September 24th, 2007 by Benjamin Duranske
IMVU quietly joined Second Life in offering age verification to its members over the weekend.
The process appears similar to Second Life’s (users submit some information from government documents online and the information is instantly matched to the user’s previously-provided name in a third-party database). IMVU currently only offers the service to U.S. members via an automated process, but does also offer to verify international customers if they fax or mail a copy of a government document showing the name on the account and the age of the account holder.
From IMVU’s page on verification:
Sometimes it’s not always easy for adults to chat with other adults, safely. Now, for just $9.95, you can purchase an Age Verification Token and connect with IMVU’s growing community of adults! Every avatar verified to be age 18 or older will receive a special badge as proof, making it easy to find others who are just like you!
IMVU says that its (unnamed) third-party verification provider has a 90% success rate matching data provided over the internet. Members who cannot be verified electronically are, like international members, required to fax a copy of a government document to IMVU, or mail it to IMVU’s Palo Alto headquarters.
On its surface, the purpose of verification appears to be to assure sellers of adult-oriented content that their customers are eighteen or over, and to assure people who use the service to make romantic connections that their partners are adults. Below the surface, there’s clear public relations value in the move, and verification provides some — though hardly complete — protection from lawsuits. In the event of a lawsuit, virtual world providers who deploy third-party age verification solutions can argue that blame and liability for errors should fall on the verification company, or on the user who gave fraudulent data to the verification company, rather than on the provider.

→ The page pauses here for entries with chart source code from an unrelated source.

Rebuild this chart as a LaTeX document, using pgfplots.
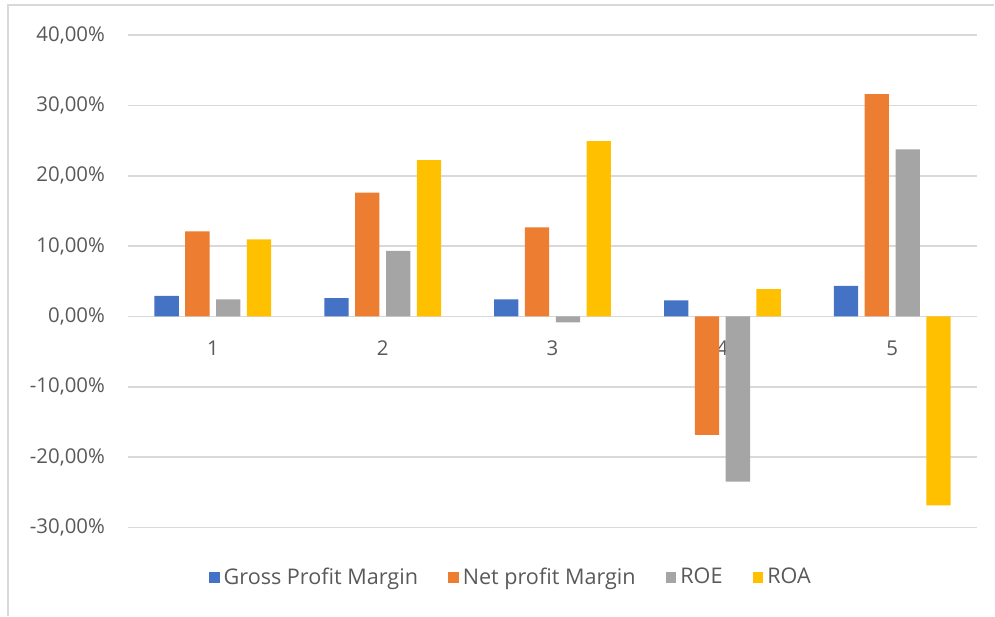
\documentclass[border=0pt]{standalone}
\usepackage{pgfplots}
\pgfplotsset{compat=1.18}
\usepackage{fontspec}
\setmainfont{Open Sans}
\definecolor{xblue}{HTML}{4472C4}
\definecolor{xorange}{HTML}{ED7D31}
\definecolor{xgrey}{HTML}{A5A5A5}
\definecolor{xyellow}{HTML}{FFC000}
\definecolor{xtext}{HTML}{595959}
\definecolor{xgrid}{HTML}{D9D9D9}
\begin{document}
\begin{tikzpicture}
% page size: 995x616 px at 0.5pt per px
\path (0pt,0pt) rectangle (497.5pt,308pt);
\draw[xgrid, line width=0.8pt] (4pt,0pt) -- (4pt,305.5pt) -- (497.5pt,305.5pt);
\begin{axis}[
  at={(64pt,44pt)}, anchor=south west,
  scale only axis, width=425pt, height=246.5pt,
  ybar, bar width=0.143,
  xmin=0.5, xmax=5.5, ymin=-30, ymax=40,
  xtick={1,2,3,4,5}, ytick={-30,-20,...,40},
  axis x line=middle, axis y line*=left,
  x axis line style={xgrid, line width=0.8pt, -},
  y axis line style={draw=none},
  major tick length=0pt,
  ymajorgrids, grid style={xgrid, line width=0.8pt},
  font=\fontsize{10.2}{12}\selectfont,
  tick label style={text=xtext, font=\fontsize{10.2}{12}\selectfont},
  /pgf/number format/assume math mode=true,
  yticklabel={\pgfmathprintnumber[fixed, fixed zerofill, precision=2, use comma]{\tick}\%},
  yticklabel style={xshift=-8pt},
  xticklabel style={yshift=-8.5pt},
  legend columns=4,
  legend style={at={(0.452,-0.101)}, anchor=center, draw=none, fill=none,
    text=xtext, font=\fontsize{10.8}{12}\selectfont,
    /tikz/every even column/.append style={column sep=13pt}},
  legend image code/.code={\fill[#1] (0pt,-2.7pt) rectangle (5.4pt,2.7pt);},
]
\addplot[fill=xblue, draw=none, bar shift=-0.272] coordinates {(1,2.93) (2,2.60) (3,2.42) (4,2.27) (5,4.35)};
\addlegendentry{Gross Profit Margin}
\addplot[fill=xorange, draw=none, bar shift=-0.091] coordinates {(1,12.09) (2,17.58) (3,12.66) (4,-16.84) (5,31.58)};
\addlegendentry{Net profit Margin}
\addplot[fill=xgrey, draw=none, bar shift=0.091] coordinates {(1,2.42) (2,9.33) (3,-0.85) (4,-23.47) (5,23.75)};
\addlegendentry{ROE}
\addplot[fill=xyellow, draw=none, bar shift=0.272] coordinates {(1,10.95) (2,22.23) (3,24.90) (4,3.88) (5,-26.84)};
\addlegendentry{ROA}
\end{axis}
\end{tikzpicture}
\end{document}
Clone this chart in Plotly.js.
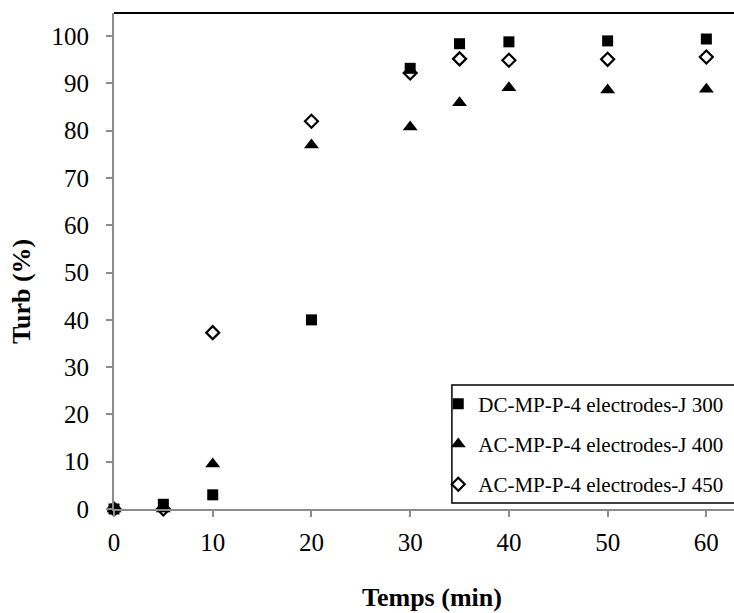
<!DOCTYPE html>
<html>
<head>
<meta charset="utf-8">
<script src="https://cdn.plot.ly/plotly-3.0.1.min.js"></script>
<style>html,body{margin:0;padding:0;background:#fff;}#chart{width:734px;height:613px;}</style>
</head>
<body>
<div id="chart"></div>
<script>
var times = [0, 5, 10, 20, 30, 35, 40, 50, 60];
var dcJ300 = [0, 1, 3, 40, 93.2, 98.4, 98.8, 99.0, 99.4];
var acJ400 = [0, 0, 9.5, 77, 80.8, 85.9, 89.1, 88.6, 88.8];
var acJ450 = [0, 0, 37.3, 82, 92.2, 95.2, 94.9, 95.1, 95.6];
var seriesNames = ["DC-MP-P-4 electrodes-J 300", "AC-MP-P-4 electrodes-J 400", "AC-MP-P-4 electrodes-J 450"];
var xTicks = [0, 10, 20, 30, 40, 50, 60];
var yTicks = [0, 10, 20, 30, 40, 50, 60, 70, 80, 90, 100];
var xTitle = "Temps (min)";
var yTitle = "Turb (%)";

var fontFam = "'Liberation Serif', serif";
var traces = [
  {x: times, y: dcJ300, name: seriesNames[0], mode: "markers", type: "scatter", legendgroup: "a", cliponaxis: false,
   marker: {symbol: "square", size: 11, color: "#000"}},
  {x: times, y: acJ400, name: seriesNames[1], mode: "markers", type: "scatter", legendgroup: "b", cliponaxis: false,
   marker: {symbol: "triangle-up", size: 13, color: "#000"}},
  {x: times, y: acJ450, name: seriesNames[2], mode: "markers", type: "scatter", legendgroup: "c", cliponaxis: false,
   marker: {symbol: "diamond-open", size: 10, color: "#000", line: {width: 2.2, color: "#000"}}}
];
var layout = {
  width: 734, height: 613,
  margin: {l: 114, r: 0, t: 13, b: 104},
  paper_bgcolor: "#fff", plot_bgcolor: "#fff",
  font: {family: fontFam, color: "#000", size: 25},
  showlegend: true,
  legend: {x: 0.523, xanchor: "left", y: 0.253, yanchor: "top",
    borderwidth: 0, bgcolor: "rgba(0,0,0,0)",
    font: {family: fontFam, size: 21, color: "#000"},
    traceorder: "grouped", tracegroupgap: 10, itemwidth: 30},
  xaxis: {range: [0, 62.8], tickvals: xTicks, ticktext: xTicks.map(String),
    showgrid: false, zeroline: false, showline: true, linecolor: "#8c8c8c", linewidth: 2,
    ticks: "outside", ticklen: 6, tickwidth: 2, tickcolor: "#8c8c8c", ticklabelstandoff: 4,
    tickfont: {family: fontFam, size: 25, color: "#000"}},
  yaxis: {range: [0, 104.9], tickvals: yTicks, ticktext: yTicks.map(String),
    showgrid: false, zeroline: false, showline: true, linecolor: "#8c8c8c", linewidth: 2,
    ticks: "outside", ticklen: 6, tickwidth: 2, tickcolor: "#8c8c8c", ticklabelstandoff: 12,
    tickfont: {family: fontFam, size: 25, color: "#000"}},
  annotations: [
    {text: "<b>" + xTitle + "</b>", xref: "paper", yref: "paper", x: 0.513, y: -0.179,
     xanchor: "center", yanchor: "middle", showarrow: false, font: {family: fontFam, size: 26, color: "#000"}},
    {text: "<b>" + yTitle + "</b>", xref: "paper", yref: "paper", x: -0.15, y: 0.4375, textangle: -90,
     xanchor: "center", yanchor: "middle", showarrow: false, font: {family: fontFam, size: 26, color: "#000"}}
  ],
  shapes: [
    {type: "line", xref: "paper", yref: "paper", x0: 0, x1: 1, y0: 1, y1: 1, line: {color: "#000", width: 2}},
    {type: "rect", xref: "paper", yref: "paper", x0: 0.545, x1: 1.005, y0: 0.012, y1: 0.25,
     line: {color: "#000", width: 1.5}, fillcolor: "#fff", layer: "below"}
  ]
};
Plotly.newPlot("chart", traces, layout, {displayModeBar: false, staticPlot: true});
</script>
</body>
</html>
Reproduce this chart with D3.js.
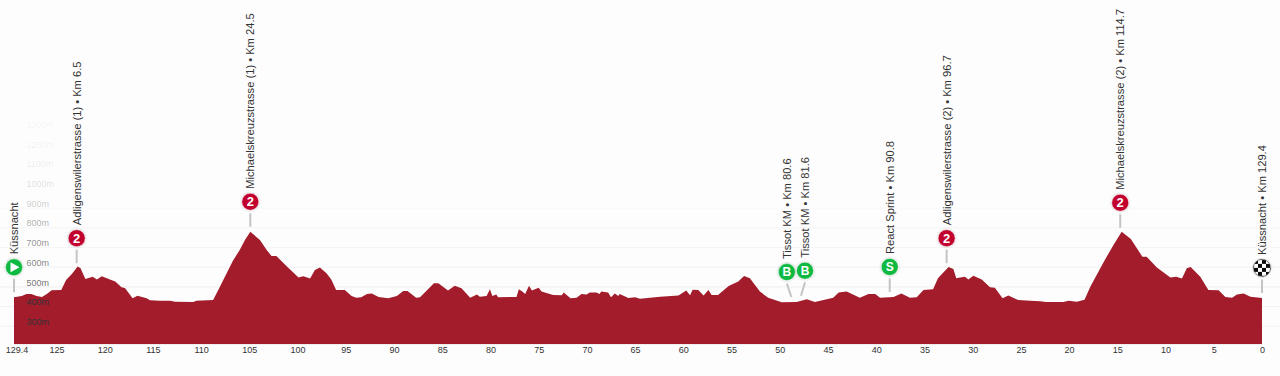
<!DOCTYPE html>
<html>
<head>
<meta charset="utf-8">
<title>Stage profile</title>
<script src="https://cdn.jsdelivr.net/npm/d3@7"></script>
<style>
  html, body { margin: 0; padding: 0; background: #fdfdfd; overflow: hidden; }
  text { font-family: "Liberation Sans", Arial, sans-serif; }
</style>
</head>
<body>
<div id="profile"></div>
<script>
// Distance to go (km) and elevation (m)
const kmToGo = [
  129.4, 128.6, 128.1, 127.6, 127.06, 126.5, 126.0, 125.5, 124.5, 124.0, 123.4, 122.8, 122.5, 122.0, 121.25, 120.8,
  120.3, 119.45, 118.9, 118.25, 117.9, 117.1, 116.6, 115.65, 115.3, 114.3, 113.2, 112.7, 110.8, 110.5, 108.75, 108.05,
  106.7, 106.0, 105.45, 104.9, 103.9, 103.2, 102.7, 102.2, 101.1, 99.9, 99.4, 98.7, 98.2, 97.68,
  97.0, 96.5, 96.0, 95.1, 94.4, 93.9, 93.4, 92.8, 92.3, 91.6, 90.6, 89.7, 89.04, 88.6, 87.7, 87.3,
  86.6, 85.86, 85.4, 84.4, 83.7, 83.0, 82.1, 81.4, 81.1, 80.4, 80.05, 79.8, 79.4, 79.2, 77.3, 77.05,
  76.7, 76.4, 76.0, 75.7, 75.0, 74.7, 73.5, 72.6, 72.4, 71.7, 71.07, 70.55, 70.03, 69.7, 69.0, 68.7,
  68.5, 67.8, 67.5, 67.1, 66.75, 66.6, 65.7, 65.0, 64.5,
  62.4, 60.5, 59.7, 59.3, 59.04, 58.45, 57.9, 57.4, 57.07, 56.4, 55.3, 54.3, 53.7, 53.1, 52.06, 51.2,
  49.8, 48.26, 47.2, 46.36, 44.46, 43.9, 43.07, 41.7, 40.8, 40.1, 39.6, 38.2, 37.4, 36.5, 35.8, 35.1,
  34.1, 33.6, 32.5, 32.0, 31.7, 31.3,
  30.8, 30.45, 29.93, 29.06, 28.2, 27.7, 26.9, 26.3, 25.26, 24.05, 23.0, 22.4, 20.6, 20.07, 19.2, 18.4,
  17.8, 16.4, 15.4, 14.55, 13.6, 12.4, 11.96, 10.9, 9.5, 8.9, 8.3, 7.8, 7.4, 6.4, 5.56, 4.5,
  3.8, 3.1, 2.6, 1.9, 1.2, 0
];
const elevation = [
  447, 454, 464, 464, 454, 449, 464, 483, 484, 535, 566, 603, 594, 540, 552, 538,
  554, 538, 527, 498, 494, 442, 455, 442, 432, 430, 430, 425, 423, 430, 434, 501,
  633, 687, 738, 780, 738, 687, 657, 657, 603, 547, 554, 542, 586, 598,
  569, 538, 484, 484, 454, 445, 447, 464, 467, 449, 442, 454, 479, 479, 445, 447,
  481, 518, 518, 481, 506, 493, 445, 461, 450, 454, 488, 454, 461, 447, 449, 488,
  476, 464, 506, 481, 496, 477, 459, 457, 471, 442, 445, 464, 461, 471, 472, 464,
  477, 471, 447, 467, 454, 464, 444, 447, 440,
  450, 456, 481, 457, 486, 484, 456, 484, 459, 459, 505, 527, 555, 544, 476, 445,
  422, 423, 437, 423, 445, 471, 476, 445, 464, 464, 445, 449, 467, 445, 447, 484,
  488, 544, 601, 591, 544, 547,
  552, 538, 557, 538, 498, 496, 442, 456, 433, 430, 427, 423, 423, 430, 425, 435,
  501, 628, 713, 780, 743, 653, 653, 599, 547, 552, 542, 594, 601, 552, 484, 483,
  449, 445, 461, 466, 450, 444
];

const kmTicks = [129.4, 125, 120, 115, 110, 105, 100, 95, 90, 85, 80, 75, 70, 65, 60, 55, 50, 45, 40, 35, 30, 25, 20, 15, 10, 5, 0];
const elevationTicks = [300, 400, 500, 600, 700, 800, 900, 1000, 1100, 1200, 1300, 1400];

// Points of the route
const pointNames = [
  "Küssnacht", "Adligenswilerstrasse (1) • Km 6.5", "Michaelskreuzstrasse (1) • Km 24.5",
  "Tissot KM • Km 80.6", "Tissot KM • Km 81.6", "React Sprint • Km 90.8",
  "Adligenswilerstrasse (2) • Km 96.7", "Michaelskreuzstrasse (2) • Km 114.7", "Küssnacht • Km 129.4"
];
const pointKm = [129.4, 122.9, 104.9, 48.8, 47.8, 38.6, 32.7, 14.7, 0];
const pointElevation = [447, 595, 780, 423, 430, 449, 595, 775, 444];
const pointBadges = ["start", "2", "2", "B", "B", "S", "2", "2", "finish"];


/*******************************/
/*    Declare the constants    */
/*******************************/
const width = 1280;
const height = 376;
const red = "#a21c2c";
const badgeRed = "#c1002e";
const badgeGreen = "#0db93f";
const textColor = "#333";


/*******************************/
/*    Append the containers    */
/*******************************/
const svg = d3.select("#profile")
  .append("svg")
    .attr("width", width)
    .attr("height", height)
    .style("display", "block");

const defs = svg.append("defs");

const shadow = defs.append("filter")
    .attr("id", "badge-shadow")
    .attr("x", "-30%").attr("y", "-30%")
    .attr("width", "160%").attr("height", "160%");
shadow.append("feDropShadow")
    .attr("dx", 0).attr("dy", 0)
    .attr("stdDeviation", 1)
    .attr("flood-color", "#000")
    .attr("flood-opacity", 0.3);

const checker = defs.append("pattern")
    .attr("id", "checker")
    .attr("patternUnits", "userSpaceOnUse")
    .attr("width", 8).attr("height", 8)
    .attr("x", -4).attr("y", -4);
checker.append("rect").attr("width", 8).attr("height", 8).attr("fill", "#fff");
checker.append("rect").attr("width", 4).attr("height", 4).attr("fill", "#111");
checker.append("rect").attr("x", 4).attr("y", 4).attr("width", 4).attr("height", 4).attr("fill", "#111");


/****************************/
/*    Declare the scales    */
/****************************/
const xScale = d3.scaleLinear()
  .domain([129.4, 0])
  .range([14, 1262]);

const yScale = d3.scaleLinear()
  .domain([210, 1400])
  .range([344, 109.6]);

const fade = d3.scaleLinear()
  .domain([400, 500, 700, 900, 1100, 1400])
  .range([1, 0.7, 0.55, 0.25, 0.1, 0.03]);

const gridFade = d3.scaleLinear()
  .domain([500, 800, 1000])
  .range([0.8, 0.5, 0])
  .clamp(true);


/*************************/
/*    Append the grid    */
/*************************/
svg.append("g")
    .attr("class", "grid")
  .selectAll("line")
  .data(elevationTicks)
  .join("line")
    .attr("x1", 0)
    .attr("x2", width)
    .attr("y1", d => yScale(d))
    .attr("y2", d => yScale(d))
    .attr("stroke", "#eee")
    .attr("stroke-opacity", d => gridFade(d));


/*************************/
/*    Append the area    */
/*************************/
const areaGenerator = d3.area()
  .x((d, i) => xScale(kmToGo[i]))
  .y0(yScale(210))
  .y1(d => yScale(d));

svg.append("path")
    .attr("d", areaGenerator(elevation))
    .attr("fill", red);

svg.append("line")
    .attr("x1", xScale(129.4))
    .attr("x2", xScale(0))
    .attr("y1", 344.5)
    .attr("y2", 344.5)
    .attr("stroke", "#eee");


/*************************/
/*    Append the axes    */
/*************************/
const leftAxis = d3.axisLeft(yScale)
  .tickValues(elevationTicks)
  .tickSize(0)
  .tickFormat(d => `${d}m`);

const leftAxisGroup = svg.append("g")
    .attr("transform", "translate(26.5, 0)")
    .call(leftAxis);
leftAxisGroup.select(".domain").remove();
leftAxisGroup.selectAll("text")
    .attr("text-anchor", "start")
    .attr("x", 0)
    .attr("dy", "-0.2em")
    .attr("fill", "#333")
    .attr("fill-opacity", d => fade(d))
    .style("font-size", "9px");

const bottomAxis = d3.axisBottom(xScale)
  .tickValues(kmTicks)
  .tickSize(0)
  .tickFormat(d => d);

const bottomAxisGroup = svg.append("g")
    .attr("transform", "translate(0, 344)")
    .call(bottomAxis);
bottomAxisGroup.select(".domain").remove();
bottomAxisGroup.selectAll("text")
    .attr("y", 3)
    .attr("dx", d => d === 129.4 ? 2.5 : 0)
    .attr("fill", textColor)
    .style("font-size", "9px");


/***************************/
/*    Append the points    */
/***************************/
const leaderGap = 5;
const leaderLength = 13.5;
const badgeRadius = 8.5;

pointNames.forEach((name, i) => {
  const x = xScale(pointKm[i]);
  const top = yScale(pointElevation[i]) - leaderGap;
  // The two Tissot badges are pushed apart so they do not overlap
  const dodge = pointBadges[i] === "B" ? (pointKm[i] > 48 ? -4.5 : 4) : 0;
  const badgeX = x + dodge;
  const badgeY = top - leaderLength - 3 - badgeRadius;

  svg.append("line")
      .attr("x1", x)
      .attr("y1", top)
      .attr("x2", badgeX)
      .attr("y2", top - leaderLength)
      .attr("stroke", "#c4c4c4")
      .attr("stroke-width", 2);

  const badge = svg.append("g")
      .attr("transform", `translate(${badgeX}, ${badgeY})`);

  const type = pointBadges[i];
  const fill = type === "finish" ? "url(#checker)" : type === "2" ? badgeRed : badgeGreen;
  badge.append("circle")
      .attr("r", badgeRadius)
      .attr("fill", fill)
      .attr("stroke", type === "finish" ? "#222" : "#fff")
      .attr("stroke-width", 0.5)
      .attr("filter", "url(#badge-shadow)");

  if (type === "start") {
    badge.append("path")
        .attr("d", "M-3.5,-5L5.5,0L-3.5,5Z")
        .attr("fill", "#fff");
  } else if (type !== "finish") {
    badge.append("text")
        .text(type)
        .attr("text-anchor", "middle")
        .attr("dominant-baseline", "central")
        .attr("fill", "#fff")
        .style("font-size", type === "2" ? "13px" : "12px")
        .style("font-weight", "bold");
  }

  svg.append("text")
      .text(name)
      .attr("transform", `translate(${badgeX}, ${badgeY - badgeRadius - 4.5}) rotate(-90)`)
      .attr("dominant-baseline", "central")
      .attr("fill", textColor)
      .style("font-size", "11.15px");
});
</script>
</body>
</html>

Though they’ve not been made public, virtual world providers’ contracts with third-party verification companies likely include some form of an indemnification provision.
The problem with the legal argument, though, is that I’m not even sure what eventual lawsuit virtual world providers are supposedly protecting themselves against here — it isn’t like parents are lodging lawsuits in droves against internet porn companies who expose their little ones to adult images now, and they seem to be far higher-profile targets than virtual worlds. Moreover, any lawsuit against a verification company is obviously going to name the virtual world provider too, and getting two defendants to point fingers at each other is a plaintiff lawyer’s dream. From a legal perspective, the value of this move (which appears to be turning into a trend) seems incremental, at best.